__TASK REQUIREMENTS__. Set all the material down again unchanged, without the pictures.

[BEGIN RAW DATA]

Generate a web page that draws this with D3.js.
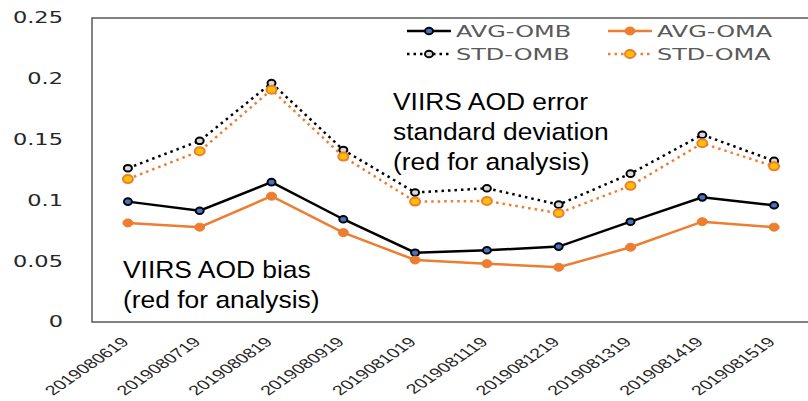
<!DOCTYPE html>
<html>
<head>
<meta charset="utf-8">
<script src="https://cdn.jsdelivr.net/npm/d3@7"></script>
<style>
  html, body { margin: 0; padding: 0; background: #fff; }
  #graph { width: 808px; height: 401px; }
</style>
</head>
<body>
<div id="graph"></div>
<script>
const dates = ["2019080619", "2019080719", "2019080819", "2019080919", "2019081019",
  "2019081119", "2019081219", "2019081319", "2019081419", "2019081519"];
const avgOmb = [0.099, 0.0915, 0.115, 0.0845, 0.057, 0.059, 0.062, 0.0825, 0.1025, 0.096];
const avgOma = [0.0815, 0.078, 0.1035, 0.0735, 0.051, 0.048, 0.045, 0.0615, 0.0825, 0.078];
const stdOmb = [0.1265, 0.149, 0.1965, 0.1415, 0.1065, 0.11, 0.0965, 0.122, 0.154, 0.1325];
const stdOma = [0.1175, 0.1405, 0.191, 0.136, 0.099, 0.0995, 0.0895, 0.112, 0.147, 0.128];
const yTicks = [0, 0.05, 0.1, 0.15, 0.2, 0.25];

const series = [
  { name: "AVG-OMB", values: avgOmb, stroke: "#000000", dash: null, mFill: "#4472c4", mStroke: "#000000", rx: 4, ry: 3.3, mw: 2 },
  { name: "AVG-OMA", values: avgOma, stroke: "#ed7d31", dash: null, mFill: "#ed7d31", mStroke: "#ed7d31", rx: 5, ry: 4, mw: 1 },
  { name: "STD-OMB", values: stdOmb, stroke: "#000000", dash: "2.5,4", mFill: "#d9d9d9", mStroke: "#000000", rx: 4, ry: 3.3, mw: 2 },
  { name: "STD-OMA", values: stdOma, stroke: "#ed7d31", dash: "2.5,4", mFill: "#ffc000", mStroke: "#ed7d31", rx: 5, ry: 4, mw: 2 }
];

const plot = { left: 92, top: 18, right: 810, bottom: 322 };
const stretch = 1.5;

const svg = d3.select("#graph")
  .append("svg")
  .attr("width", 808)
  .attr("height", 401);

const x = d3.scaleBand().domain(dates).range([plot.left, plot.right]);
const xc = d => x(d) + x.bandwidth() / 2;
const y = d3.scaleLinear().domain([0, 0.25]).range([plot.bottom, plot.top]);

// frame
svg.append("path")
  .attr("d", `M 808 ${plot.top} H ${plot.left} V ${plot.bottom} H 808`)
  .attr("fill", "none")
  .attr("stroke", "#595959")
  .attr("stroke-width", 1.5);

// y tick labels
svg.selectAll("text.ytick")
  .data(yTicks)
  .enter()
  .append("text")
  .attr("class", "ytick")
  .attr("transform", d => `translate(63, ${y(d)}) scale(${stretch},1)`)
  .attr("dy", "0.36em")
  .attr("text-anchor", "end")
  .attr("font-family", "DejaVu Sans")
  .attr("font-size", 15)
  .attr("fill", "#262626")
  .text(d => d === 0 ? "0" : String(d));

// x tick labels
svg.selectAll("text.xtick")
  .data(dates)
  .enter()
  .append("text")
  .attr("class", "xtick")
  .attr("transform", d => `translate(${xc(d) + 2}, 343) scale(1.45,1) rotate(-45)`)
  .attr("text-anchor", "end")
  .attr("font-family", "Liberation Sans")
  .attr("font-size", 13.5)
  .attr("fill", "#262626")
  .text(d => d);

// lines
const line = d3.line()
  .x((d, i) => xc(dates[i]))
  .y(d => y(d));

const drawOrder = [2, 3, 0, 1];
drawOrder.forEach(k => {
  const s = series[k];
  svg.append("path")
    .datum(s.values)
    .attr("d", line)
    .attr("fill", "none")
    .attr("stroke", s.stroke)
    .attr("stroke-width", 2.5)
    .attr("stroke-dasharray", s.dash);
});
drawOrder.forEach(k => {
  const s = series[k];
  svg.append("g")
    .selectAll("ellipse")
    .data(s.values)
    .enter()
    .append("ellipse")
    .attr("cx", (d, i) => xc(dates[i]))
    .attr("cy", d => y(d))
    .attr("rx", s.rx)
    .attr("ry", s.ry)
    .attr("fill", s.mFill)
    .attr("stroke", s.mStroke)
    .attr("stroke-width", s.mw);
});

// legend
const legendPos = [
  { x: 407, y: 31 }, { x: 608, y: 31 },
  { x: 407, y: 54 }, { x: 608, y: 54 }
];
series.forEach((s, k) => {
  const p = legendPos[k];
  const g = svg.append("g").attr("transform", `translate(${p.x}, ${p.y})`);
  g.append("line")
    .attr("x1", 0).attr("x2", 44)
    .attr("stroke", s.stroke)
    .attr("stroke-width", 2.5)
    .attr("stroke-dasharray", s.dash);
  g.append("ellipse")
    .attr("cx", 22)
    .attr("rx", s.rx).attr("ry", s.ry)
    .attr("fill", s.mFill)
    .attr("stroke", s.mStroke)
    .attr("stroke-width", s.mw);
  g.append("text")
    .attr("transform", `translate(49, 0) scale(${stretch},1)`)
    .attr("dy", "0.36em")
    .attr("font-family", "DejaVu Sans")
    .attr("font-size", 16)
    .attr("fill", "#595959")
    .text(s.name);
});

// annotations
const notes = [
  { x: 393, y: 110, lines: ["VIIRS AOD error", "standard deviation", "(red for analysis)"] },
  { x: 123, y: 278, lines: ["VIIRS AOD bias", "(red for analysis)"] }
];
notes.forEach(n => {
  const t = svg.append("text")
    .attr("transform", `translate(${n.x}, ${n.y}) scale(1.1,1)`)
    .attr("font-family", "Liberation Sans")
    .attr("font-size", 24)
    .attr("fill", "#000");
  n.lines.forEach((l, i) => {
    t.append("tspan").attr("x", 0).attr("y", i * 30).text(l);
  });
});
</script>
</body>
</html>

[END RAW DATA]

__SOLUTION FOR THIS EXERCISE__.
Generate a web page that draws this with D3.js.
<!DOCTYPE html>
<html>
<head>
<meta charset="utf-8">
<script src="https://cdn.jsdelivr.net/npm/d3@7"></script>
<style>
  html, body { margin: 0; padding: 0; background: #fff; }
  #graph { width: 808px; height: 401px; }
</style>
</head>
<body>
<div id="graph"></div>
<script>
const dates = ["2019080619", "2019080719", "2019080819", "2019080919", "2019081019",
  "2019081119", "2019081219", "2019081319", "2019081419", "2019081519"];
const avgOmb = [0.099, 0.0915, 0.115, 0.0845, 0.057, 0.059, 0.062, 0.0825, 0.1025, 0.096];
const avgOma = [0.0815, 0.078, 0.1035, 0.0735, 0.051, 0.048, 0.045, 0.0615, 0.0825, 0.078];
const stdOmb = [0.1265, 0.149, 0.1965, 0.1415, 0.1065, 0.11, 0.0965, 0.122, 0.154, 0.1325];
const stdOma = [0.1175, 0.1405, 0.191, 0.136, 0.099, 0.0995, 0.0895, 0.112, 0.147, 0.128];
const yTicks = [0, 0.05, 0.1, 0.15, 0.2, 0.25];

const series = [
  { name: "AVG-OMB", values: avgOmb, stroke: "#000000", dash: null, mFill: "#4472c4", mStroke: "#000000", rx: 4, ry: 3.3, mw: 2 },
  { name: "AVG-OMA", values: avgOma, stroke: "#ed7d31", dash: null, mFill: "#ed7d31", mStroke: "#ed7d31", rx: 5, ry: 4, mw: 1 },
  { name: "STD-OMB", values: stdOmb, stroke: "#000000", dash: "2.5,4", mFill: "#d9d9d9", mStroke: "#000000", rx: 4, ry: 3.3, mw: 2 },
  { name: "STD-OMA", values: stdOma, stroke: "#ed7d31", dash: "2.5,4", mFill: "#ffc000", mStroke: "#ed7d31", rx: 5, ry: 4, mw: 2 }
];

const plot = { left: 92, top: 18, right: 810, bottom: 322 };
const stretch = 1.5;

const svg = d3.select("#graph")
  .append("svg")
  .attr("width", 808)
  .attr("height", 401);

const x = d3.scaleBand().domain(dates).range([plot.left, plot.right]);
const xc = d => x(d) + x.bandwidth() / 2;
const y = d3.scaleLinear().domain([0, 0.25]).range([plot.bottom, plot.top]);

// frame
svg.append("path")
  .attr("d", `M 808 ${plot.top} H ${plot.left} V ${plot.bottom} H 808`)
  .attr("fill", "none")
  .attr("stroke", "#595959")
  .attr("stroke-width", 1.5);

// y tick labels
svg.selectAll("text.ytick")
  .data(yTicks)
  .enter()
  .append("text")
  .attr("class", "ytick")
  .attr("transform", d => `translate(63, ${y(d)}) scale(${stretch},1)`)
  .attr("dy", "0.36em")
  .attr("text-anchor", "end")
  .attr("font-family", "DejaVu Sans")
  .attr("font-size", 15)
  .attr("fill", "#262626")
  .text(d => d === 0 ? "0" : String(d));

// x tick labels
svg.selectAll("text.xtick")
  .data(dates)
  .enter()
  .append("text")
  .attr("class", "xtick")
  .attr("transform", d => `translate(${xc(d) + 2}, 343) scale(1.45,1) rotate(-45)`)
  .attr("text-anchor", "end")
  .attr("font-family", "Liberation Sans")
  .attr("font-size", 13.5)
  .attr("fill", "#262626")
  .text(d => d);

// lines
const line = d3.line()
  .x((d, i) => xc(dates[i]))
  .y(d => y(d));

const drawOrder = [2, 3, 0, 1];
drawOrder.forEach(k => {
  const s = series[k];
  svg.append("path")
    .datum(s.values)
    .attr("d", line)
    .attr("fill", "none")
    .attr("stroke", s.stroke)
    .attr("stroke-width", 2.5)
    .attr("stroke-dasharray", s.dash);
});
drawOrder.forEach(k => {
  const s = series[k];
  svg.append("g")
    .selectAll("ellipse")
    .data(s.values)
    .enter()
    .append("ellipse")
    .attr("cx", (d, i) => xc(dates[i]))
    .attr("cy", d => y(d))
    .attr("rx", s.rx)
    .attr("ry", s.ry)
    .attr("fill", s.mFill)
    .attr("stroke", s.mStroke)
    .attr("stroke-width", s.mw);
});

// legend
const legendPos = [
  { x: 407, y: 31 }, { x: 608, y: 31 },
  { x: 407, y: 54 }, { x: 608, y: 54 }
];
series.forEach((s, k) => {
  const p = legendPos[k];
  const g = svg.append("g").attr("transform", `translate(${p.x}, ${p.y})`);
  g.append("line")
    .attr("x1", 0).attr("x2", 44)
    .attr("stroke", s.stroke)
    .attr("stroke-width", 2.5)
    .attr("stroke-dasharray", s.dash);
  g.append("ellipse")
    .attr("cx", 22)
    .attr("rx", s.rx).attr("ry", s.ry)
    .attr("fill", s.mFill)
    .attr("stroke", s.mStroke)
    .attr("stroke-width", s.mw);
  g.append("text")
    .attr("transform", `translate(49, 0) scale(${stretch},1)`)
    .attr("dy", "0.36em")
    .attr("font-family", "DejaVu Sans")
    .attr("font-size", 16)
    .attr("fill", "#595959")
    .text(s.name);
});

// annotations
const notes = [
  { x: 393, y: 110, lines: ["VIIRS AOD error", "standard deviation", "(red for analysis)"] },
  { x: 123, y: 278, lines: ["VIIRS AOD bias", "(red for analysis)"] }
];
notes.forEach(n => {
  const t = svg.append("text")
    .attr("transform", `translate(${n.x}, ${n.y}) scale(1.1,1)`)
    .attr("font-family", "Liberation Sans")
    .attr("font-size", 24)
    .attr("fill", "#000");
  n.lines.forEach((l, i) => {
    t.append("tspan").attr("x", 0).attr("y", i * 30).text(l);
  });
});
</script>
</body>
</html>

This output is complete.